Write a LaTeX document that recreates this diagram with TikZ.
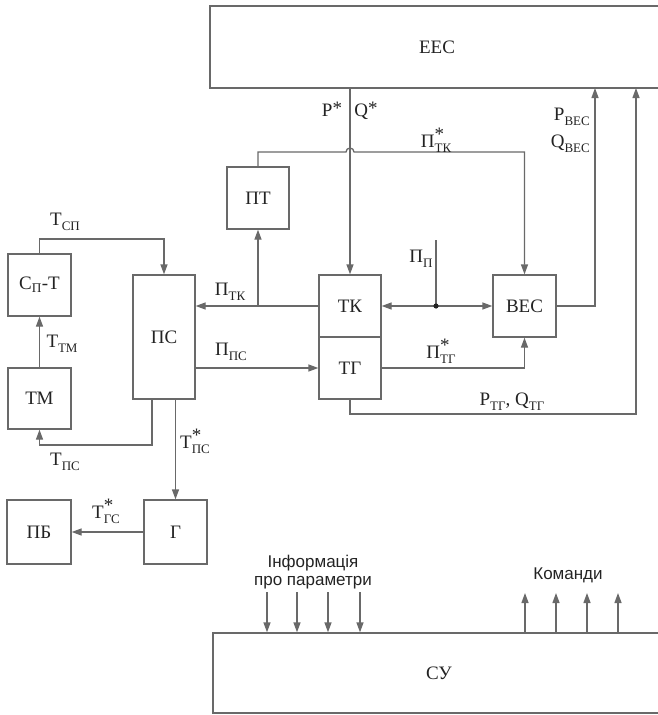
\documentclass[tikz,border=0pt]{standalone}
\usepackage{amsmath}
\usepackage{fontspec}
\setmainfont{Liberation Serif}
\newfontfamily\sansf{Liberation Sans}
\usetikzlibrary{arrows.meta}
\definecolor{ln}{RGB}{105,105,105}
\definecolor{tx}{RGB}{35,35,35}
\newcommand\lsub[2]{#1\raisebox{-5pt}{\fontsize{13}{13}\selectfont #2}}
\newcommand\lstar[2]{#1\makebox[0pt][l]{\raisebox{7pt}{*}}\raisebox{-5pt}{\fontsize{13}{13}\selectfont #2}}
\begin{document}
\begin{tikzpicture}[x=1pt,y=-1pt,
  blk/.style={draw=ln, line width=1.3pt, inner sep=0pt, text=tx, font=\fontsize{19}{22}\selectfont},
  conn/.style={draw=ln, line width=1.3pt},
  arr/.style={conn, -{Triangle[length=10pt,width=7pt]}},
  lbl/.style={text=tx, inner sep=0pt, font=\fontsize{19}{22}\selectfont},
  sf/.style={text=tx, inner sep=0pt, font=\sansf\fontsize{17}{20}\selectfont}]
\useasboundingbox (0,0) rectangle (658,715);
% blocks
\node[blk, minimum width=454pt, minimum height=82pt] (EEC) at (437,47) {ЕЕС};
\node[blk, minimum width=62pt, minimum height=62pt] (PT) at (258,198) {ПТ};
\node[blk, minimum width=63pt, minimum height=62pt] (CPT) at (39.5,285) {С$_{\text{П}}$-Т};
\node[blk, minimum width=62pt, minimum height=124pt] (PC) at (164,337) {ПС};
\node[blk, minimum width=62pt, minimum height=62pt] (TK) at (350,306) {ТК};
\node[blk, minimum width=62pt, minimum height=62pt] (TG) at (350,368) {ТГ};
\node[blk, minimum width=63pt, minimum height=62pt] (BEC) at (524.5,306) {ВЕС};
\node[blk, minimum width=63pt, minimum height=61pt] (TM) at (39.5,398.5) {ТМ};
\node[blk, minimum width=63pt, minimum height=64pt] (G) at (175.5,532) {Г};
\node[blk, minimum width=64pt, minimum height=64pt] (PB) at (39,532) {ПБ};
\node[blk, minimum width=452pt, minimum height=80pt] (CY) at (439,673) {СУ};
% coordinates
\coordinate (hopL) at (346,152);
\coordinate (pbtop) at (595,88);
\coordinate (ptg) at (636,414);
\coordinate (ptgtop) at (636,88);
\coordinate (pp) at (436,240);
\coordinate (dot) at (436,306);
\coordinate (tsp) at (164,239);
\coordinate (tpcc) at (100,445);
% connectors
\draw[arr] (TK.north |- EEC.south) -- (TK.north);
\draw[arr] (PT.north) |- (hopL) arc[start angle=180,end angle=0,radius=4pt] -| (BEC.north);
\draw[arr] (BEC.east) -| (pbtop);
\draw[arr] (TG.south) |- (ptg) -- (ptgtop);
\draw[conn] (pp) -- (dot);
\draw[arr] (dot) -- (TK.east);
\draw[arr] (dot) -- (BEC.west);
\fill[tx] (dot) circle[radius=2.6pt];
\draw[arr] (TG.east) -| (BEC.south);
\draw[arr] (TK.west) -- (PC.east |- TK.west);
\draw[arr] (PT.south |- TK.west) -- (PT.south);
\draw[arr] (PC.east |- TG.west) -- (TG.west);
\draw[arr] (CPT.north) |- (tsp) -- (PC.north);
\draw[arr] (TM.north) -- (CPT.south);
\draw[arr] ([xshift=-12pt]PC.south) |- (tpcc) -| (TM.south);
\draw[arr] (G.north |- PC.south) -- (G.north);
\draw[arr] (G.west) -- (PB.east);
\foreach \x in {267,297,328,360} {
  \coordinate (i\x) at (\x,592);
  \draw[arr] (i\x) -- (i\x |- CY.north);
}
\foreach \x in {525,556,587,618} {
  \coordinate (c\x) at (\x,593);
  \draw[arr] (c\x |- CY.north) -- (c\x);
}
% labels
\node[lbl, anchor=base] (lP) at (332,116) {P\raisebox{2pt}{*}};
\node[lbl, anchor=base] (lQ) at (366,116) {Q\raisebox{2pt}{*}};
\node[lbl, anchor=base] (lPTKs) at (436,147) {\lstar{П}{ТК}};
\node[lbl, anchor=base east] (lPBEC) at (590,120) {\lsub{P}{ВЕС}};
\node[lbl, anchor=base east] (lQBEC) at (590,147) {\lsub{Q}{ВЕС}};
\node[lbl, anchor=base] (lPTK) at (230,295) {\lsub{П}{ТК}};
\node[lbl, anchor=base] (lPPC) at (231,355) {\lsub{П}{ПС}};
\node[lbl, anchor=base] (lTSP) at (65,225) {\lsub{Т}{СП}};
\node[lbl, anchor=base] (lTTM) at (62,347) {\lsub{Т}{ТМ}};
\node[lbl, anchor=base] (lTPC) at (65,465) {\lsub{Т}{ПС}};
\node[lbl, anchor=base] (lTPCs) at (195,448) {\lstar{Т}{ПС}};
\node[lbl, anchor=base] (lTGCs) at (106,518) {\lstar{Т}{ГС}};
\node[lbl, anchor=base] (lPP) at (421,262) {\lsub{П}{П}};
\node[lbl, anchor=base] (lPTGs) at (441,358) {\lstar{П}{ТГ}};
\node[lbl, anchor=base] (lPQTG) at (512,405) {\lsub{P}{ТГ}, \lsub{Q}{ТГ}};
\node[sf, anchor=base] (linf1) at (313,567) {Інформація};
\node[sf, anchor=base] (linf2) at (313,585) {про параметри};
\node[sf, anchor=base] (lcmd) at (568,579) {Команди};
\end{tikzpicture}
\end{document}
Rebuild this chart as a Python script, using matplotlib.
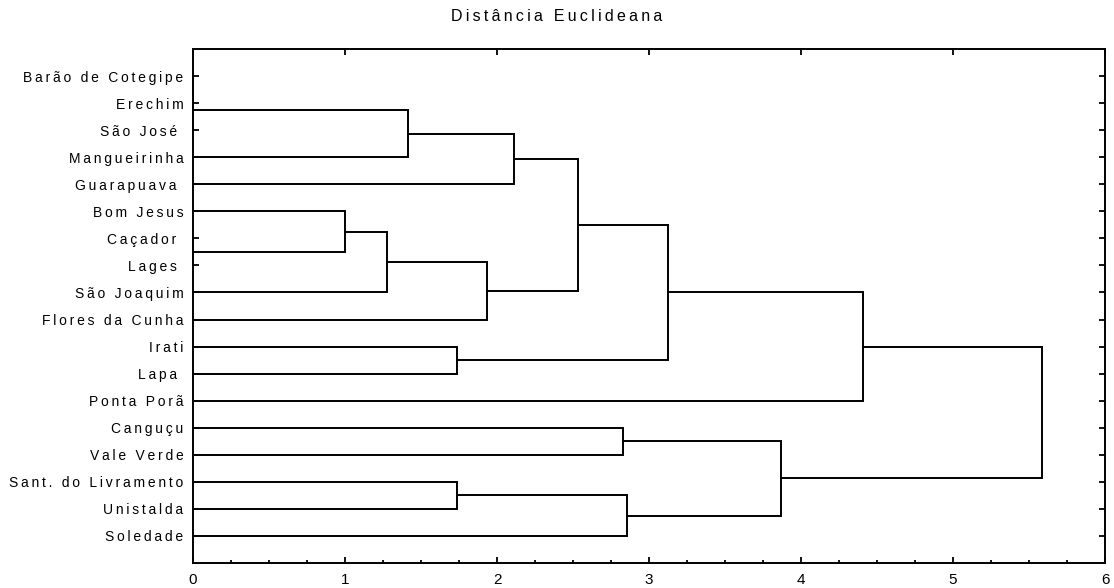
import matplotlib
matplotlib.use('Agg')
import matplotlib.pyplot as plt
from matplotlib.ticker import MultipleLocator

plt.rcParams['font.family'] = ['Liberation Sans', 'DejaVu Sans']

# leaf order from top to bottom
leaves = ['Barão de Cotegipe', 'Erechim', 'São José ', 'Mangueirinha', 'Guarapuava ',
          'Bom Jesus', 'Caçador ', 'Lages ', 'São Joaquim', 'Flores da Cunha',
          'Irati', 'Lapa ', 'Ponta Porã', 'Canguçu', 'Vale Verde',
          'Sant. do Livramento', 'Unistalda', 'Soledade']

# merges: (left, right, distance); ints < 0 refer to earlier clusters (-1 -> cluster 0 ...)
merge_a = ['Barão de Cotegipe', -1, -2, -3, 'Caçador ', 'Bom Jesus', -6, -7, -4, 'Irati',
           -9, -11, 'Canguçu', 'Sant. do Livramento', -14, -13, -12]
merge_b = ['Erechim', 'São José ', 'Mangueirinha', 'Guarapuava ', 'Lages ', -5, 'São Joaquim',
           'Flores da Cunha', -8, 'Lapa ', -10, 'Ponta Porã', 'Vale Verde', 'Unistalda',
           'Soledade', -15, -16]
merge_dist = [0.0, 0.0, 1.414, 2.11, 0.0, 0.997, 1.277, 1.936, 2.53, 1.736,
              3.127, 4.41, 2.83, 1.736, 2.853, 3.87, 5.584]
x_ticks = [0, 1, 2, 3, 4, 5, 6]


def spaced(s):
    return '\u2009'.join(s)


fig = plt.figure(figsize=(11.14, 5.88), dpi=100)
ax = fig.add_axes([0.1733, 0.0425, 0.8187, 0.8742])

pos = {name: i + 1 for i, name in enumerate(leaves)}
node_y = []
node_x = []


def get(k):
    if isinstance(k, str):
        return 0.0, pos[k]
    return node_x[-k - 1], node_y[-k - 1]


for a, b, d in zip(merge_a, merge_b, merge_dist):
    xa, ya = get(a)
    xb, yb = get(b)
    ax.plot([xa, d, d, xb], [ya, ya, yb, yb], color='black', lw=1.4,
            solid_joinstyle='miter', clip_on=False)
    node_x.append(d)
    node_y.append((ya + yb) / 2)

ax.set_xlim(0, 6)
ax.set_ylim(len(leaves) + 1, 0)
ax.set_yticks(range(1, len(leaves) + 1))
ax.set_yticklabels([spaced(s) for s in leaves], fontsize=10)
ax.set_xticks(x_ticks)
ax.set_xticklabels([str(t) for t in x_ticks], fontsize=11)
ax.xaxis.set_minor_locator(MultipleLocator(0.25))
ax.tick_params(axis='x', which='major', direction='in', length=4, width=1.3,
               top=True, pad=7)
ax.tick_params(axis='x', which='minor', direction='in', length=2.5, width=1.3)
ax.tick_params(axis='y', which='major', direction='in', length=4, width=1.3,
               right=True, pad=7)
for sp in ax.spines.values():
    sp.set_linewidth(1.4)

fig.text(0.5, 0.972, spaced('Distância Euclideana'), ha='center', va='center', fontsize=11.5)

fig.savefig('out.png', dpi=100)
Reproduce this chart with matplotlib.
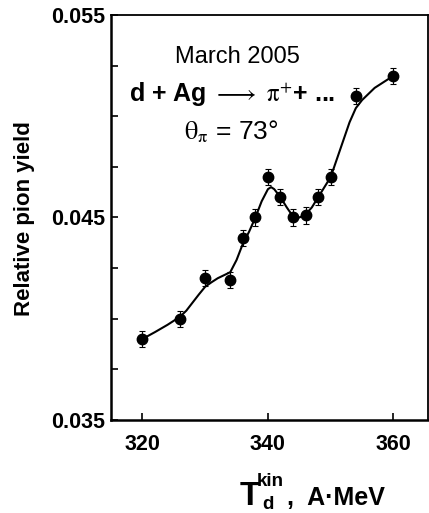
import matplotlib
matplotlib.use("Agg")
import matplotlib.pyplot as plt
from matplotlib.ticker import FixedLocator, MultipleLocator

plt.rcParams['font.family'] = ['Liberation Sans', 'DejaVu Sans']
plt.rcParams['mathtext.fontset'] = 'stix'

# measured points
energy = [320, 326, 330, 334, 336, 338, 340, 342, 344, 346, 348, 350, 354, 360]
pion_yield = [0.0390, 0.0400, 0.0420, 0.0419, 0.0440, 0.0450, 0.0470, 0.0460,
              0.0450, 0.0451, 0.0460, 0.0470, 0.0510, 0.0520]
yield_err = [0.0004, 0.0004, 0.0004, 0.0004, 0.0004, 0.0004, 0.0004, 0.0004,
             0.0004, 0.0004, 0.0004, 0.0004, 0.0004, 0.0004]

# smooth guide line
curve_e = [320, 321, 322, 323, 324, 325, 326, 327, 328, 329, 330, 331, 332, 333,
           334, 335, 336, 337, 338, 339, 340, 340.5, 341, 342, 343, 344, 345,
           346, 347, 348, 349, 350, 351, 352, 353, 354, 355, 356, 357, 358, 359, 360]
curve_y = [0.0390, 0.03917, 0.03934, 0.03952, 0.0397, 0.0399, 0.0401, 0.0404,
           0.0408, 0.0412, 0.04158, 0.0418, 0.0420, 0.04215, 0.0423, 0.0429,
           0.0437, 0.0443, 0.0450, 0.0458, 0.0464, 0.0465, 0.0464, 0.0460,
           0.0455, 0.04505, 0.0450, 0.04515, 0.0455, 0.0460, 0.0465, 0.0470,
           0.0479, 0.0488, 0.0497, 0.0504, 0.0508, 0.0511, 0.0514, 0.0516,
           0.0518, 0.0520]

W, H = 429, 513
fig = plt.figure(figsize=(W / 100, H / 100), dpi=100)
ax = fig.add_axes([111 / W, (H - 420) / H, (428 - 111) / W, (420 - 15) / H])

ax.plot(curve_e, curve_y, color='black', lw=1.5, zorder=2)
ax.errorbar(energy, pion_yield, yerr=yield_err, fmt='o', color='black',
            ms=7.5, elinewidth=0.8, capsize=2.5, capthick=0.8, zorder=3)

ax.set_xlim(315, 365.5)
ax.set_ylim(0.035, 0.055)
ax.xaxis.set_major_locator(FixedLocator([320, 340, 360]))
ax.yaxis.set_major_locator(FixedLocator([0.035, 0.045, 0.055]))
ax.yaxis.set_minor_locator(MultipleLocator(0.0025))
ax.set_yticklabels(['0.035', '0.045', '0.055'])
ax.tick_params(direction='in', length=5, width=1.2, labelsize=15.5)
ax.tick_params(axis='x', pad=10)
ax.tick_params(axis='y', pad=4)
ax.tick_params(axis='y', which='minor', direction='in', length=5, width=1.2)
for lab in ax.get_xticklabels() + ax.get_yticklabels():
    lab.set_fontweight('bold')
for side in ['left', 'bottom']:
    ax.spines[side].set_linewidth(1.8)
for side in ['top', 'right']:
    ax.spines[side].set_linewidth(1.3)

def ftext(x, y, s, **kw):
    fig.text(x / W, 1 - y / H, s, **kw)

ftext(237, 57, 'March 2005', fontsize=17, ha='center', va='center')
ftext(232, 95, r'd + Ag $\longrightarrow$ $\mathrm{\pi}^{+}$+ ...', fontsize=18,
      fontweight='bold', ha='center', va='center')
ftext(231, 132, r'$\mathrm{\theta}_{\mathrm{\pi}}$ = 73°', fontsize=19,
      ha='center', va='center')

ftext(25, 219, 'Relative pion yield', fontsize=16, fontweight='bold',
      rotation=90, ha='center', va='center')

ftext(250, 505, 'T', fontsize=24, fontweight='bold', ha='center', va='baseline')
ftext(270, 486, 'kin', fontsize=13.5, fontweight='bold', ha='center', va='baseline')
ftext(268, 509, 'd', fontsize=13.5, fontweight='bold', ha='center', va='baseline')
ftext(287, 505, ',  A·MeV', fontsize=18, fontweight='bold', ha='left', va='baseline')

fig.savefig('out.png', dpi=100)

____________

(TASK DIRECTIONS): Search the entries for the word "this", then list each line that holds it.

(FULL ANSWER):
Write a LaTeX document that recreates this diagram with TikZ.
Rebuild this chart as a Python script, using matplotlib.
Reproduce this chart with matplotlib.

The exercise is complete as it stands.